|
Quotes & Info
|
| LNCB > SEC Filings for LNCB > Form 8-K on 3-Dec-2008 | All Recent SEC Filings |
3-Dec-2008
Change in Directors or Principal Officers
In compliance with the Agreement of Reorganization and Merger dated September 2, 2008 between First Merchants Corporation and Lincoln Bancorp (the "Merger Agreement"), Lincoln Bancorp and its wholly-owned subsidiary, Lincoln Bank, have taken the following actions related to compensatory plans, contracts or arrangements affecting its "named executive officers":
(1) As required by the Merger Agreement, Lincoln Bank has offered to amend the Employment Agreements of Jerry R. Engle, John Ditmars, John M. Baer, Bryan Mills and Jonathan D. Slaughter and the Change in Control Agreement of James D. Bennett, in each case to delete the special severance benefit payable if the executive's employment is terminated within 12 months after a change in control (as defined in the respective agreements) and to terminate all other obligations of the executive (such as any noncompetition covenant) and to substitute instead a provision for payment of an equivalent amount within 30 days after completion of the merger under the Merger Agreement, whether or not the executive terminates employment, provided the executive remains employed by Lincoln Bank until the merger occurs. Assuming the merger occurs on December 31, 2008, the respective amounts of these benefits would be approximately as follows: Jerry R. Engle, $683,000; John Ditmars, $413,000; John M. Baer, $456,000; Bryan Mills, $362,000; Jonathan D. Slaughter, $378,000; and James D. Bennett, $130,000. These benefits are subject to reduction in the event that total merger-related compensation for these individuals is determined to exceed thresholds under Internal Revenue Code Section 280G.

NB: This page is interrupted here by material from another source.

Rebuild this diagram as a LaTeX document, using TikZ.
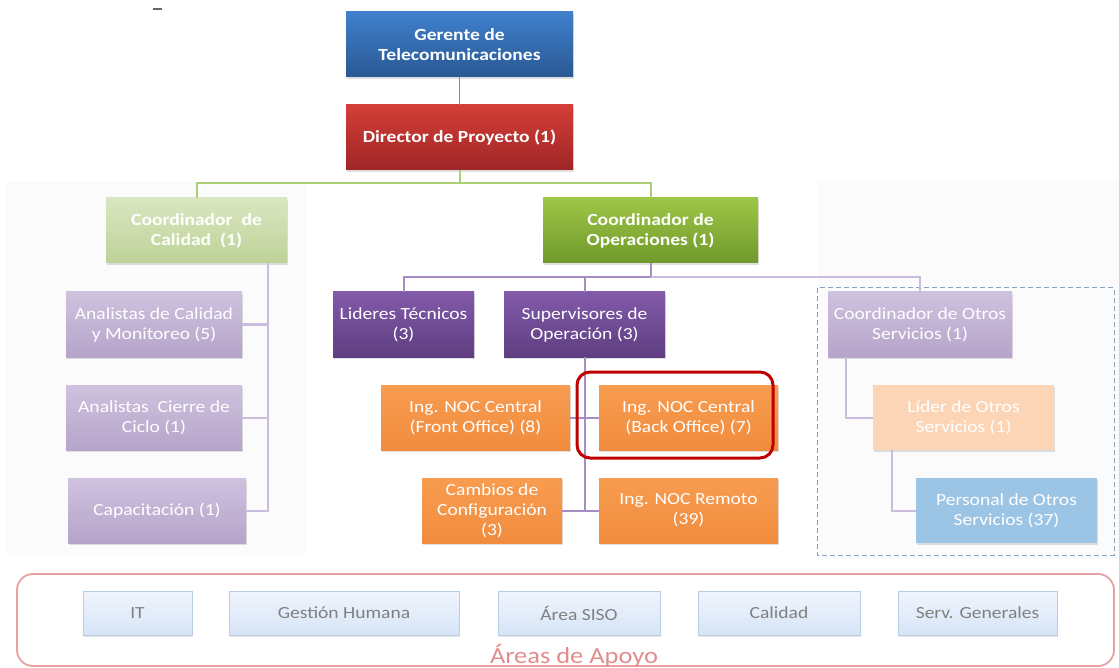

(2) As permitted by Lincoln's existing stock option plans and required by the Merger Agreement, Lincoln has amended the plans and pursuant to such amendments has offered to amend the outstanding grant agreements of optionees holding unvested options (including Jerry R. Engle, John Ditmars, John M. Baer, Bryan Mills, Jonathan D. Slaughter and James D. Bennett) to make all outstanding but unvested options immediately exercisable by the optionee provided the optionee first agrees to be bound by the applicable terms and conditions of the Merger Agreement. The number of outstanding, unvested options that would be vested immediately if the respective executives agree to the amendments would be as follows: Jerry R. Engle, 16,000; John Ditmars, 18,250; John M. Baer, 2,250; Bryan Mills, 2,250; Jonathan D. Slaughter, 2,250; and James D. Bennett, 5,250.
(3) As permitted by Lincoln's existing Recognition and Retention Plan and required by the Merger Agreement, Lincoln has amended the plan to cause all outstanding but unvested stock awards held by Jerry R. Engle to become immediately vested. Mr. Engle has outstanding but unvested awards for 3,000 shares of Lincoln common stock.